Facebook has become the dominant online platform for illegal wildlife trade, accounting for nearly 75 percent of the trafficking advertisements detected across 61 websites and apps over almost two years, according to a new report by the Global Initiative Against Transnational Organized Crime.
The report, based on data from the ECO-SOLVE Global Monitoring System, said monitors recorded 21,904 illegal wildlife trade advertisements containing 266,535 wildlife products between April 14, 2024 and March 1, 2026. Of those, 16,290 ads, or 74.3 percent, were found on Facebook, far more than any other platform.
GI-TOC said around 60 percent of the ads included prices and that the total advertised value of listed offers reached $66 million, of which Facebook ads accounted for $65 million. The total shows that the social-media giant isn’t just platforming the illegal wildlife trade, it’s scaling it, GI-TOC concluded.
GI-TOC said the trade it documented was multilingual and transnational, spanning activity across three continents and 21 languages and dialects.
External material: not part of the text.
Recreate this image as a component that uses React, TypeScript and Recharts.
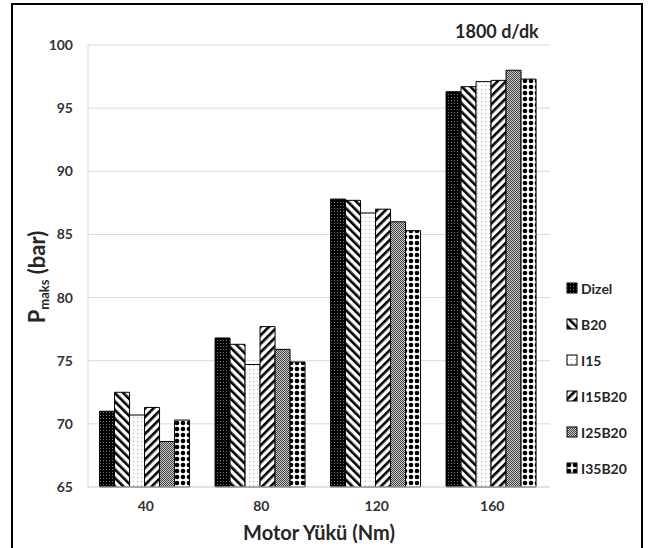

The report said sellers often used private messages, bank transfers, and escrow accounts to complete transactions after initial public contact on the platform.
The report argued that Meta’s voluntary enforcement efforts had failed to curb the trade despite bans on wildlife sales, warning pop-ups, partnerships, and earlier public commitments to reduce online trafficking. Facebook remains a high-reach, low-friction environment where buyers and sellers can find one another, build trust, and transact with little resistance.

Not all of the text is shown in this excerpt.